I found Elna to be: overly obsessed with her body. And overly obsessed with finding a boyfriend. The first, I find worrisome, which probably says more about me and my reaction to our culture than it does about her. She loses 80 pounds, starting at 250, and is obsessed with controlling her weight. She doesn’t dwell on her obsession with her body, but it comes out; and when she does, she has justifications for it. From the “pretty points” to her eventual decision to get plastic surgery; I’m trying not to judge (it’s not my life, after all), yet finding myself concerned that a person would do that to their body. On the other hand, the second — the boyfriend (though not marriage) — made the feminist in me growl. I’m a hypocrite, though: when I was single, I rarely went without a boyfriend. And I did the “right” thing and got married at age 20 — almost 21! — to another member. Still. Her quest to find the “perfect”, “right”, “best” man drove me bonkers. I wanted to shake her and say that there is no perfect, right, best (I almost cheered when her mom told her that), and that perfect, right, best is what you make of it not what you find.

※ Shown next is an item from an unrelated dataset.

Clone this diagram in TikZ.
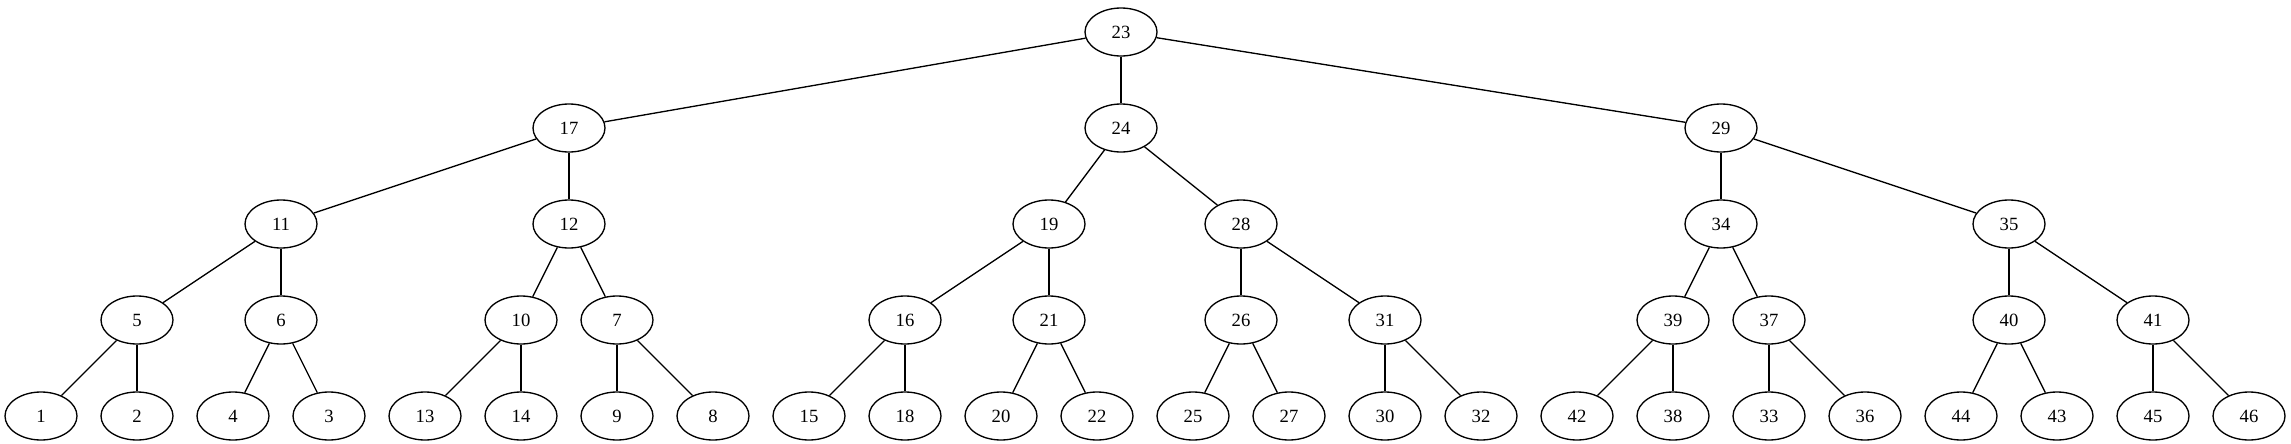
\documentclass[tikz,border=0pt]{standalone}
\usepackage{fontspec}
\setmainfont{Liberation Serif}
\usepackage{tikz}
\usetikzlibrary{shapes.geometric}

\tikzset{
    key/.style={draw, ellipse, line width=1pt, minimum width=54pt, minimum height=36pt,
        inner sep=0pt, font=\fontsize{14pt}{16pt}\selectfont},
    branch/.style={line width=1pt}
}

\begin{document}
\begin{tikzpicture}[x=0.75pt, y=-0.75pt]
        \useasboundingbox (0, 0) rectangle (2291, 443);

        % Root
        \node[key] (n23) at (1121, 32) {23};

        % Level 1
        \node[key] (n17) at (569, 128) {17};
        \node[key] (n24) at (1121, 128) {24};
        \node[key] (n29) at (1721, 128) {29};

        % Level 2
        \node[key] (n11) at (281, 224) {11};
        \node[key] (n12) at (569, 224) {12};
        \node[key] (n19) at (1049, 224) {19};
        \node[key] (n28) at (1241, 224) {28};
        \node[key] (n34) at (1721, 224) {34};
        \node[key] (n35) at (2009, 224) {35};

        % Level 3
        \node[key] (n5) at (137, 320) {5};
        \node[key] (n6) at (281, 320) {6};
        \node[key] (n10) at (521, 320) {10};
        \node[key] (n7) at (617, 320) {7};
        \node[key] (n16) at (905, 320) {16};
        \node[key] (n21) at (1049, 320) {21};
        \node[key] (n26) at (1241, 320) {26};
        \node[key] (n31) at (1385, 320) {31};
        \node[key] (n39) at (1673, 320) {39};
        \node[key] (n37) at (1769, 320) {37};
        \node[key] (n40) at (2009, 320) {40};
        \node[key] (n41) at (2153, 320) {41};

        % Leaves
        \node[key] (n1) at (41, 416) {1};
        \node[key] (n2) at (137, 416) {2};
        \node[key] (n4) at (233, 416) {4};
        \node[key] (n3) at (329, 416) {3};
        \node[key] (n13) at (425, 416) {13};
        \node[key] (n14) at (521, 416) {14};
        \node[key] (n9) at (617, 416) {9};
        \node[key] (n8) at (713, 416) {8};
        \node[key] (n15) at (809, 416) {15};
        \node[key] (n18) at (905, 416) {18};
        \node[key] (n20) at (1001, 416) {20};
        \node[key] (n22) at (1097, 416) {22};
        \node[key] (n25) at (1193, 416) {25};
        \node[key] (n27) at (1289, 416) {27};
        \node[key] (n30) at (1385, 416) {30};
        \node[key] (n32) at (1481, 416) {32};
        \node[key] (n42) at (1577, 416) {42};
        \node[key] (n38) at (1673, 416) {38};
        \node[key] (n33) at (1769, 416) {33};
        \node[key] (n36) at (1865, 416) {36};
        \node[key] (n44) at (1961, 416) {44};
        \node[key] (n43) at (2057, 416) {43};
        \node[key] (n45) at (2153, 416) {45};
        \node[key] (n46) at (2249, 416) {46};

        % Edges from the root down
        \draw[branch] (n23) -- (n17);
        \draw[branch] (n23) -- (n24);
        \draw[branch] (n23) -- (n29);
        \draw[branch] (n17) -- (n11);
        \draw[branch] (n17) -- (n12);
        \draw[branch] (n24) -- (n19);
        \draw[branch] (n24) -- (n28);
        \draw[branch] (n29) -- (n34);
        \draw[branch] (n29) -- (n35);
        \draw[branch] (n11) -- (n5);
        \draw[branch] (n11) -- (n6);
        \draw[branch] (n12) -- (n10);
        \draw[branch] (n12) -- (n7);
        \draw[branch] (n19) -- (n16);
        \draw[branch] (n19) -- (n21);
        \draw[branch] (n28) -- (n26);
        \draw[branch] (n28) -- (n31);
        \draw[branch] (n34) -- (n39);
        \draw[branch] (n34) -- (n37);
        \draw[branch] (n35) -- (n40);
        \draw[branch] (n35) -- (n41);

        % Edges to the leaves
        \draw[branch] (n5) -- (n1);
        \draw[branch] (n5) -- (n2);
        \draw[branch] (n6) -- (n4);
        \draw[branch] (n6) -- (n3);
        \draw[branch] (n10) -- (n13);
        \draw[branch] (n10) -- (n14);
        \draw[branch] (n7) -- (n9);
        \draw[branch] (n7) -- (n8);
        \draw[branch] (n16) -- (n15);
        \draw[branch] (n16) -- (n18);
        \draw[branch] (n21) -- (n20);
        \draw[branch] (n21) -- (n22);
        \draw[branch] (n26) -- (n25);
        \draw[branch] (n26) -- (n27);
        \draw[branch] (n31) -- (n30);
        \draw[branch] (n31) -- (n32);
        \draw[branch] (n39) -- (n42);
        \draw[branch] (n39) -- (n38);
        \draw[branch] (n37) -- (n33);
        \draw[branch] (n37) -- (n36);
        \draw[branch] (n40) -- (n44);
        \draw[branch] (n40) -- (n43);
        \draw[branch] (n41) -- (n45);
        \draw[branch] (n41) -- (n46);
    \end{tikzpicture}
\end{document}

In addition, I have no idea who would read this book. It’s not written for Mormons, specifically; she goes through pains to describe our beliefs, not in excruciating detail and not everything, but enough to get her points across. That, and I’m sure there are many members of our church who would judge her much more harshly for some of the decisions and choices she makes. And yet, I’m not sure what the appeal of the book would be to a person not of her faith. Yes, it’s a general coming-of-age discovery story, but it’s one seeped in Mormonism — faith, practices, customs. Yes, it’s kind of a wink-wink look: like she’s saying “look at us Mormons! Aren’t we so silly?”, but at its heart it’s a thoroughly Mormon book. Perhaps others are interested in it — for curiosity’s sake — but I wonder if they’ll connect with the book or if they’ll just find it an oddity.

But… there was something in her story, in her journey that I found fascinating. Not just because I’m Mormon, though that’s part of it, partially because I can empathize with her inner spiritual life, her doubts and questions. And, yes, partly because Elna’s is an interesting, if pretentious and self-absorbed, journey. She’s lived a fascinating, unusual (privileged, yes) life, and she can be a funny and observant writer. Even if, in the end, the book was only just okay.